- IATA: LEC; ICAO: SBLE; LID: BA0006;

Summary
- Airport type: Public
- Operator: GRU Airport (2025–present)
- Serves: Lençóis, Chapada Diamantina
- Time zone: BRT (UTC−03:00)
- Elevation AMSL: 506 m (1,660 ft)
- Coordinates: 12°28′56″S 041°16′37″W﻿ / ﻿12.48222°S 41.27694°W

Map
- LEC Location in Brazil

Runways
| Direction | Length |  | Surface |
| m | ft |
| 14/32 | 2,082 | 6,831 | Asphalt |
- Sources: ANAC, DECEA

= Lençóis Airport =

Coronel Horácio de Mattos Airport is the airport serving Lençóis and Chapada Diamantina National Park, Brazil. It is named after Horácio Queiróz de Mattos (1882-1931), a politician who fought against the Prestes Insurrection between 1925 and 1927.
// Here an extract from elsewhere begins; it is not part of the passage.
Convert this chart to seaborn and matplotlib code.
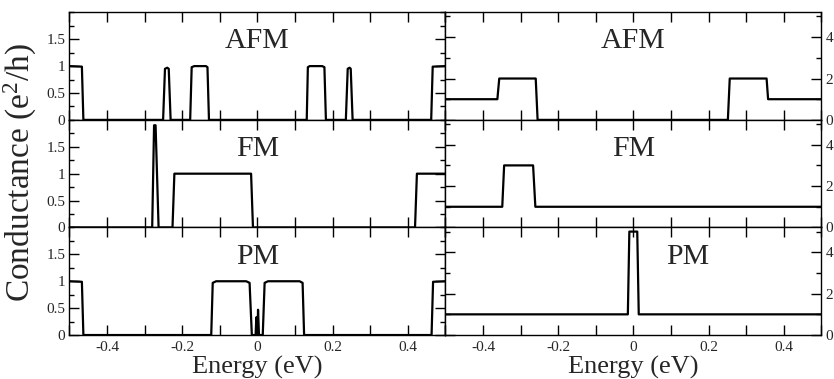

It is managed by GRU Airport.

==History==
On November 27, 2025 GRU Airport won the concession to operate the airport.

==Airlines and destinations==

| Airlines | Destinations |
|---|---|
| Azul Brazilian Airlines | Salvador da Bahia |

==Access==
The airport is located at Chapada Diamantina National Park, 20 km from downtown Lençóis.